**** GIVEN INFORMATION

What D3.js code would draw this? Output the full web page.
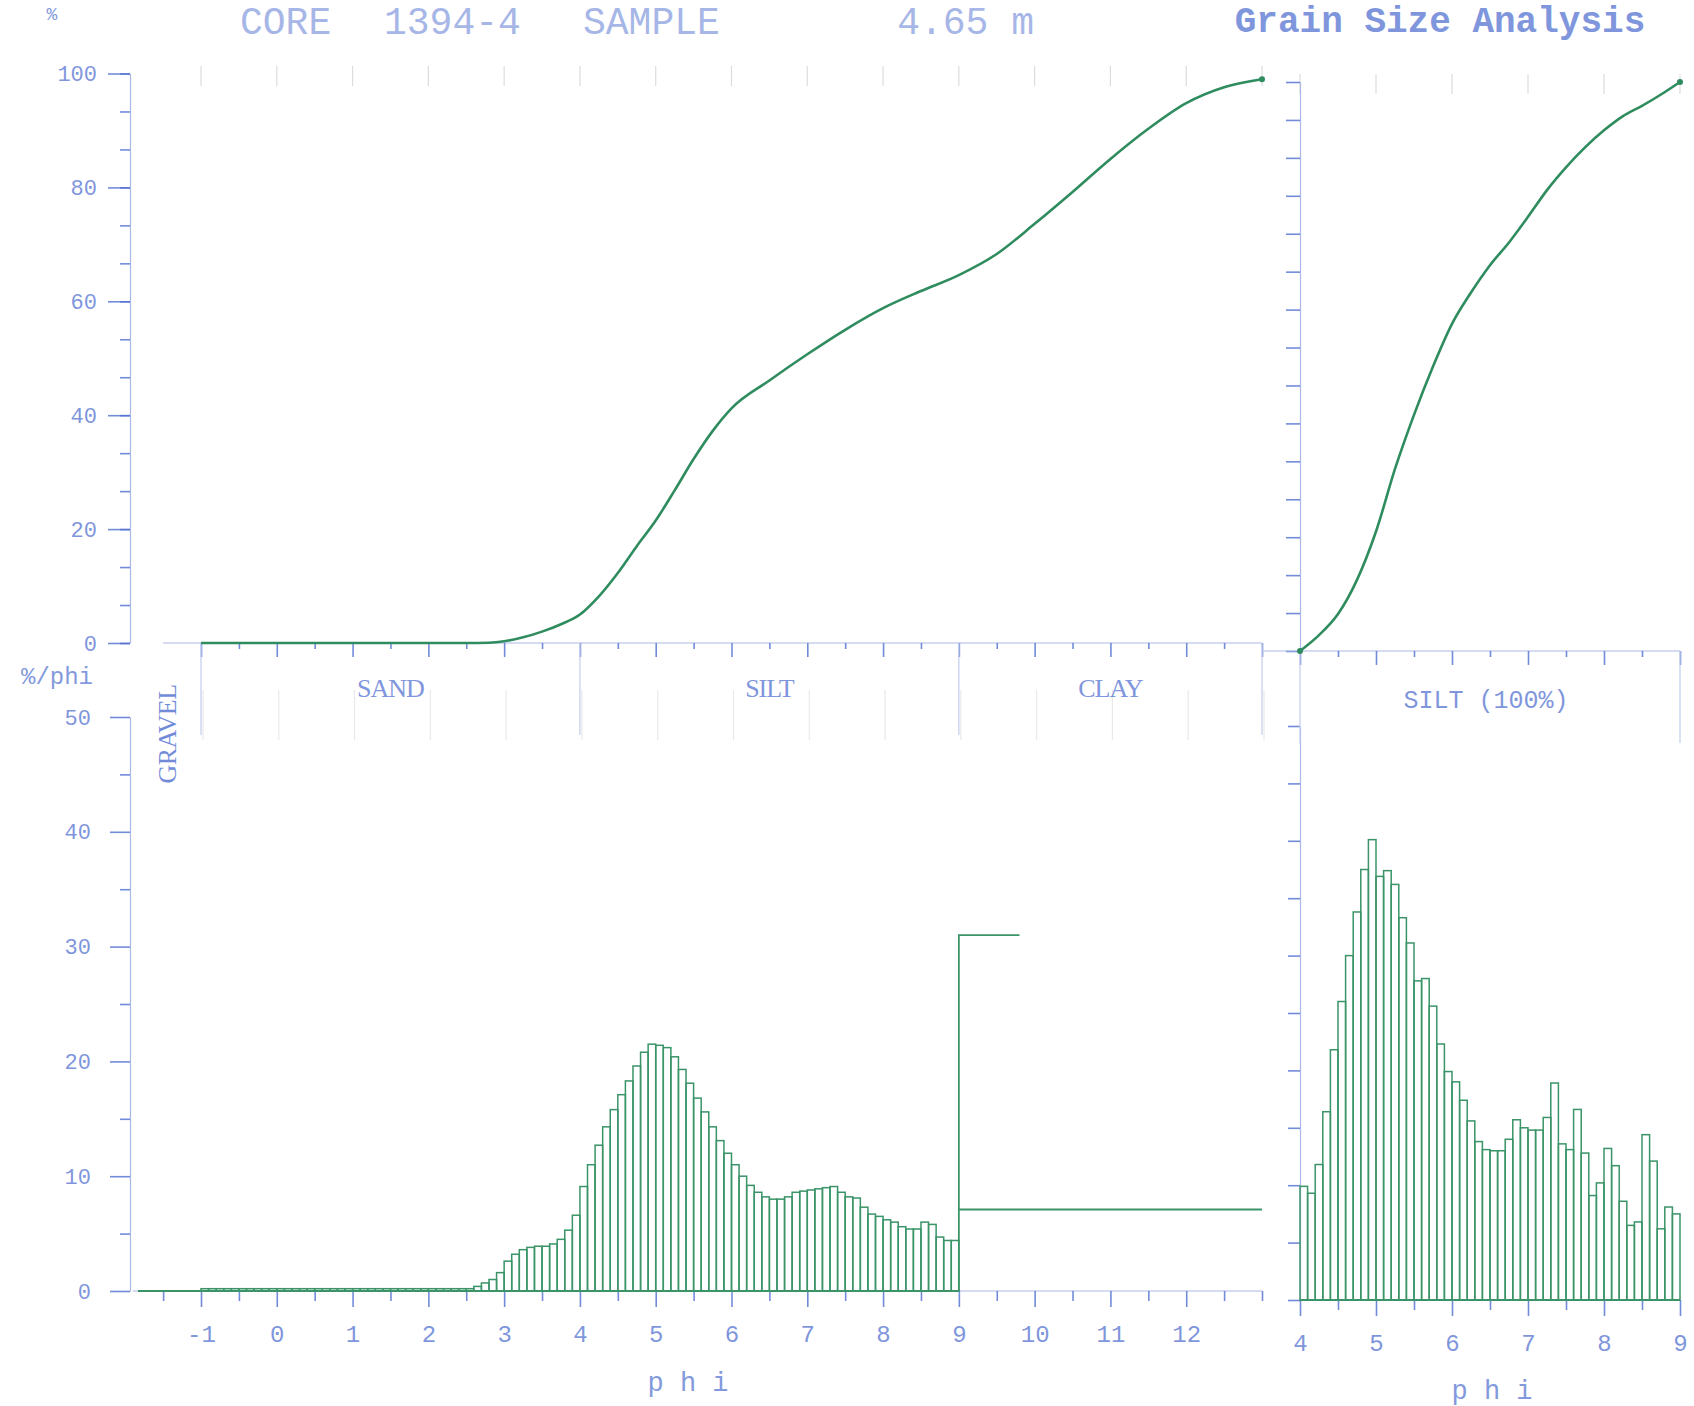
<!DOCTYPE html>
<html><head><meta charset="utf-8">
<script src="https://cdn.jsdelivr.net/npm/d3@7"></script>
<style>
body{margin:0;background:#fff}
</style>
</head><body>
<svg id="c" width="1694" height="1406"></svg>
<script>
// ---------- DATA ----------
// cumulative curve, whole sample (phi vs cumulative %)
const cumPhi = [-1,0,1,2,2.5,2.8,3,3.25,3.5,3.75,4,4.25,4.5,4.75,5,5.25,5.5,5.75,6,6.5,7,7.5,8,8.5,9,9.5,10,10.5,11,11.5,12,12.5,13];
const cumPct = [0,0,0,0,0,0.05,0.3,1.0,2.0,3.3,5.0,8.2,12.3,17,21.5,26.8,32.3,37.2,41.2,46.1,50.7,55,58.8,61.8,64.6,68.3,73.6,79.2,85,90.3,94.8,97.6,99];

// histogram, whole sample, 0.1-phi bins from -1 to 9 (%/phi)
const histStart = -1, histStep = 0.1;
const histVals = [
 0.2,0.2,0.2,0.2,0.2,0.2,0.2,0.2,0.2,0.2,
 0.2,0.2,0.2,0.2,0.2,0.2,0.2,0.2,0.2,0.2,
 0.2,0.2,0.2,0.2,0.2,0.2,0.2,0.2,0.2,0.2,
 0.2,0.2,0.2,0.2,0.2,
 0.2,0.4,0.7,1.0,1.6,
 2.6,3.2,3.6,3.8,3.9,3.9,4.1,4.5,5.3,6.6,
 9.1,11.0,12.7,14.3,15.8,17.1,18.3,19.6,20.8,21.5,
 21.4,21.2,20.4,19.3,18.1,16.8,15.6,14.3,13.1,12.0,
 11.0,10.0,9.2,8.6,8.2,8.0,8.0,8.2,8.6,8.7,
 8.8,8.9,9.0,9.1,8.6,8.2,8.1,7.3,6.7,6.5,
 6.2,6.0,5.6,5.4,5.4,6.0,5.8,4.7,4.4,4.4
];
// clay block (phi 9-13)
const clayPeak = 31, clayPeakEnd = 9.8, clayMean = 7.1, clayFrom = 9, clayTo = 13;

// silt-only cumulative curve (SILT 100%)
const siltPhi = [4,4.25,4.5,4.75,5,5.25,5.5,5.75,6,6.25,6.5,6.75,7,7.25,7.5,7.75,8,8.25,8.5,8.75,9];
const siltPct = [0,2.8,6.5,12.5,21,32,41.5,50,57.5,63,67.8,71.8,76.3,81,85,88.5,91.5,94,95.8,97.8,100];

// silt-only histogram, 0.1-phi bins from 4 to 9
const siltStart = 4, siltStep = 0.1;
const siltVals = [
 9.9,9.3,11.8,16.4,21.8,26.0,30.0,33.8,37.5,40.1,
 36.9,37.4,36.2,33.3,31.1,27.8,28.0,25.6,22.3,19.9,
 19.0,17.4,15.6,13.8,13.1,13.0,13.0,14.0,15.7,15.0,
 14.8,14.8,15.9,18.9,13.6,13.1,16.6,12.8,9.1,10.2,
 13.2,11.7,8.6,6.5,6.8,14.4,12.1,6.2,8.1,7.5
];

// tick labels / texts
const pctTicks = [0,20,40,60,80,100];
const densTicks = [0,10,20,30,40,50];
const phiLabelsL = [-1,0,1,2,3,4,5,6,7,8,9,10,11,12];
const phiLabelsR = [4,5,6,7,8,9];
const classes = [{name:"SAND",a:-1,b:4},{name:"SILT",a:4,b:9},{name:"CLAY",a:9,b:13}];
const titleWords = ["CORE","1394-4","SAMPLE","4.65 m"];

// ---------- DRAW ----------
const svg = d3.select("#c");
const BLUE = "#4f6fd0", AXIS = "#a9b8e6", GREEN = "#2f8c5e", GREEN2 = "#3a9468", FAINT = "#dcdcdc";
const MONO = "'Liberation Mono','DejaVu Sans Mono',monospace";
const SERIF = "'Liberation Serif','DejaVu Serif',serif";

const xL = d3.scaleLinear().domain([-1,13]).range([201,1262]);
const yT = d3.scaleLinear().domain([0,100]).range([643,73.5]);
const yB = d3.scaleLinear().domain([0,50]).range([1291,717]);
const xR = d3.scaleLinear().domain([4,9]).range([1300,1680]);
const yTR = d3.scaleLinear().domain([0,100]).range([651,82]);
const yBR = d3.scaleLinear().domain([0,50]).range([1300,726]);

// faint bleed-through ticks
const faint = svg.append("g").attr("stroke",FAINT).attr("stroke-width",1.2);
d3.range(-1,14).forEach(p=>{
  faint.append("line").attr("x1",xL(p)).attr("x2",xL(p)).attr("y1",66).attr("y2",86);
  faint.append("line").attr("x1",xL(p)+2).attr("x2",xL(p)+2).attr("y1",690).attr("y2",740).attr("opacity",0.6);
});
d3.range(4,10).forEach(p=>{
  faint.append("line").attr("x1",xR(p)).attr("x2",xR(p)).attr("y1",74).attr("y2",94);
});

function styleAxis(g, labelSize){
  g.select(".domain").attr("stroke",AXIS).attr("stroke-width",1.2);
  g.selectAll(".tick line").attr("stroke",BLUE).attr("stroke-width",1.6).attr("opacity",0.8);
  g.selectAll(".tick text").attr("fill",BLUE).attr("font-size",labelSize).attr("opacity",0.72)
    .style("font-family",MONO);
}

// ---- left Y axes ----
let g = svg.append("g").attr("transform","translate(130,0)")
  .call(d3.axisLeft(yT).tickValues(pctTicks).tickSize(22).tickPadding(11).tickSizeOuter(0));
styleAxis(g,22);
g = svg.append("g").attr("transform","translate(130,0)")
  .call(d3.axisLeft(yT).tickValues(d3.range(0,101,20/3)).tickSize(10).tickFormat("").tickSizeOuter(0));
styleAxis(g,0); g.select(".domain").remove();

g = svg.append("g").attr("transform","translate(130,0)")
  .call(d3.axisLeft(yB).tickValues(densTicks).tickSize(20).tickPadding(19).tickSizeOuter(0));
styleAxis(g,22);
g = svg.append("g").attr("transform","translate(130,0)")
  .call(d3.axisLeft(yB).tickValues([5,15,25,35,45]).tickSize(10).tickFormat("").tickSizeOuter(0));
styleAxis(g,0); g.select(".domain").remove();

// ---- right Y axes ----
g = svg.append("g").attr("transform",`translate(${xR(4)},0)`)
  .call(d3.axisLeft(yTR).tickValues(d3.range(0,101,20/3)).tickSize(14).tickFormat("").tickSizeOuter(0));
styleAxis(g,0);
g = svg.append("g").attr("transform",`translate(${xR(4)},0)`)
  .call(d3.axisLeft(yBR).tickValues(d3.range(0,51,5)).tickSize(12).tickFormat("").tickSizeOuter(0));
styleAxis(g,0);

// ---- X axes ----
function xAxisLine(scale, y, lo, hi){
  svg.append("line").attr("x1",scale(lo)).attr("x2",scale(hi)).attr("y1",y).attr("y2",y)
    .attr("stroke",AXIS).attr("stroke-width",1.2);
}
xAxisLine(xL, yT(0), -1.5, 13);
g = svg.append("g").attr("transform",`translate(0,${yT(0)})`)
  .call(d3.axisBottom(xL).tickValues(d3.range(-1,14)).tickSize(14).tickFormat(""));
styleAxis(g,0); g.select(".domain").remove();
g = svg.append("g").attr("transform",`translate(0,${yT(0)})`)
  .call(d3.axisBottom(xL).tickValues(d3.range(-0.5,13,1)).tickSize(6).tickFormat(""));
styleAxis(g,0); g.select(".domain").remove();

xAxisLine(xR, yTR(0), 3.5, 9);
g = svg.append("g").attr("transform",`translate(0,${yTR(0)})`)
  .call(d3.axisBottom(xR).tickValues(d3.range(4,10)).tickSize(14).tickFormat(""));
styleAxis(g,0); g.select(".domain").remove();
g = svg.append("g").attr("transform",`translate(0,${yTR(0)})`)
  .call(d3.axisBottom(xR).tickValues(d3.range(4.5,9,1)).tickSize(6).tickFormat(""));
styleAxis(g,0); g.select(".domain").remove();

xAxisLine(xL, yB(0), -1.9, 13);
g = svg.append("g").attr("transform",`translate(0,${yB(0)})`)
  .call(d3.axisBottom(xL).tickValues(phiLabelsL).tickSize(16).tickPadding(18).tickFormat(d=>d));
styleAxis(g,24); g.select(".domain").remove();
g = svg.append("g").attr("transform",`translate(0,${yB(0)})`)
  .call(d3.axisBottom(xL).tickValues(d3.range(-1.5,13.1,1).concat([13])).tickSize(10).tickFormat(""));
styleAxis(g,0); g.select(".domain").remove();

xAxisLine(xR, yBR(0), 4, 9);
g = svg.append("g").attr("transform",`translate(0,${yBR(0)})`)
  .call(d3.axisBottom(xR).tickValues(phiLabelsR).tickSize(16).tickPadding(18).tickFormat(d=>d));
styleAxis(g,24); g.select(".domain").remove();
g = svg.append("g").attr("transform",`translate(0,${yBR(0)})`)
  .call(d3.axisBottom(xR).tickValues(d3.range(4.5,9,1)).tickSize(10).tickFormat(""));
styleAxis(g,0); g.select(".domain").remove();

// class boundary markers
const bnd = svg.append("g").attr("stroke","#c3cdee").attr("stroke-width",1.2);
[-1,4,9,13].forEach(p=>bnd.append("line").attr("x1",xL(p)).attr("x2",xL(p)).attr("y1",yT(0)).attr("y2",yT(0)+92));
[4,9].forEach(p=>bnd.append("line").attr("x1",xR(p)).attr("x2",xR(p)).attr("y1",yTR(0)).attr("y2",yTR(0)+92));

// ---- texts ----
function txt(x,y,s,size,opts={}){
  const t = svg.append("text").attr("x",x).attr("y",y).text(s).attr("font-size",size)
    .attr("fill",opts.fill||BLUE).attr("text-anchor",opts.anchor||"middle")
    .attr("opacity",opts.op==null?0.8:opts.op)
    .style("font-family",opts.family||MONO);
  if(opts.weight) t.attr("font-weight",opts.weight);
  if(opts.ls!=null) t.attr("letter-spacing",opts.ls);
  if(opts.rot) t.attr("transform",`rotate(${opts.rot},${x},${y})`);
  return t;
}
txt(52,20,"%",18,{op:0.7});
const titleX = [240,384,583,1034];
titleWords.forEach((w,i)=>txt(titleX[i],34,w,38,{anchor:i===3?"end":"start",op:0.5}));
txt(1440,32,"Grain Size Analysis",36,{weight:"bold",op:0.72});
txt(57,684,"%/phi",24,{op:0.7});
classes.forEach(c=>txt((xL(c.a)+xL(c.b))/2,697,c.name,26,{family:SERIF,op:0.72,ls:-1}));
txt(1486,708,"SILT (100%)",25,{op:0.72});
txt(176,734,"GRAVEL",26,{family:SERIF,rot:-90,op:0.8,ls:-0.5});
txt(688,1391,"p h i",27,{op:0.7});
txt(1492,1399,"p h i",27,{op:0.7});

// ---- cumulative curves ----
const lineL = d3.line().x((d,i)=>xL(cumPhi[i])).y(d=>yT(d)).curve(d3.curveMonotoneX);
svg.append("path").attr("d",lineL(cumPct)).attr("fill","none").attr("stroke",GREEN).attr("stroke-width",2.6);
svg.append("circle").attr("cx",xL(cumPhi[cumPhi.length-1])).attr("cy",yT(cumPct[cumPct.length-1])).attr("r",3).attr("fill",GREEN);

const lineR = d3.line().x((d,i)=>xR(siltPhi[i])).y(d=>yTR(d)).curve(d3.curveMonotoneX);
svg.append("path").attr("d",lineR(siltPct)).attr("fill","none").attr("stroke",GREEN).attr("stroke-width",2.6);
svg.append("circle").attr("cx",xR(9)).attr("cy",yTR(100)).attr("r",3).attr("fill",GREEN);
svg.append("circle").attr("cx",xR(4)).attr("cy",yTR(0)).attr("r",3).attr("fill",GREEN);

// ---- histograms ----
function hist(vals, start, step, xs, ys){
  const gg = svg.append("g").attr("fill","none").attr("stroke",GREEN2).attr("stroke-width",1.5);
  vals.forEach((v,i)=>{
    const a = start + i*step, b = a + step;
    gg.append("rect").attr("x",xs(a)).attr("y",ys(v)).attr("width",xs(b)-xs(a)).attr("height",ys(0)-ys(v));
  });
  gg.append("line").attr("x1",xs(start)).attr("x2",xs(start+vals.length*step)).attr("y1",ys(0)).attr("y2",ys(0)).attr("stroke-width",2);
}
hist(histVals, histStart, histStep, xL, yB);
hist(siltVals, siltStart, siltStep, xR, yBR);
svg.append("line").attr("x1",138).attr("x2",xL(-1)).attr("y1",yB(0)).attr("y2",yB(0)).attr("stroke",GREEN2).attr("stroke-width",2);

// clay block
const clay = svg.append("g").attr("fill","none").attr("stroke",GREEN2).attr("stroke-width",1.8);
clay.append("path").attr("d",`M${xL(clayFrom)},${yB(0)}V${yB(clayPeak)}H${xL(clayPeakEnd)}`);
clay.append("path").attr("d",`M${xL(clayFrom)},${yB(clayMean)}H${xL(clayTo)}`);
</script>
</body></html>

********

*DIRECTIONS:* Restate only the lines running from the start of the material above through the line containing "const clayPeak = 31, clayPeakEnd", ends included. No pictures.

*EXERCISE OUTPUT:*
What D3.js code would draw this? Output the full web page.
<!DOCTYPE html>
<html><head><meta charset="utf-8">
<script src="https://cdn.jsdelivr.net/npm/d3@7"></script>
<style>
body{margin:0;background:#fff}
</style>
</head><body>
<svg id="c" width="1694" height="1406"></svg>
<script>
// ---------- DATA ----------
// cumulative curve, whole sample (phi vs cumulative %)
const cumPhi = [-1,0,1,2,2.5,2.8,3,3.25,3.5,3.75,4,4.25,4.5,4.75,5,5.25,5.5,5.75,6,6.5,7,7.5,8,8.5,9,9.5,10,10.5,11,11.5,12,12.5,13];
const cumPct = [0,0,0,0,0,0.05,0.3,1.0,2.0,3.3,5.0,8.2,12.3,17,21.5,26.8,32.3,37.2,41.2,46.1,50.7,55,58.8,61.8,64.6,68.3,73.6,79.2,85,90.3,94.8,97.6,99];

// histogram, whole sample, 0.1-phi bins from -1 to 9 (%/phi)
const histStart = -1, histStep = 0.1;
const histVals = [
 0.2,0.2,0.2,0.2,0.2,0.2,0.2,0.2,0.2,0.2,
 0.2,0.2,0.2,0.2,0.2,0.2,0.2,0.2,0.2,0.2,
 0.2,0.2,0.2,0.2,0.2,0.2,0.2,0.2,0.2,0.2,
 0.2,0.2,0.2,0.2,0.2,
 0.2,0.4,0.7,1.0,1.6,
 2.6,3.2,3.6,3.8,3.9,3.9,4.1,4.5,5.3,6.6,
 9.1,11.0,12.7,14.3,15.8,17.1,18.3,19.6,20.8,21.5,
 21.4,21.2,20.4,19.3,18.1,16.8,15.6,14.3,13.1,12.0,
 11.0,10.0,9.2,8.6,8.2,8.0,8.0,8.2,8.6,8.7,
 8.8,8.9,9.0,9.1,8.6,8.2,8.1,7.3,6.7,6.5,
 6.2,6.0,5.6,5.4,5.4,6.0,5.8,4.7,4.4,4.4
];
// clay block (phi 9-13)
const clayPeak = 31, clayPeakEnd = 9.8, clayMean = 7.1, clayFrom = 9, clayTo = 13;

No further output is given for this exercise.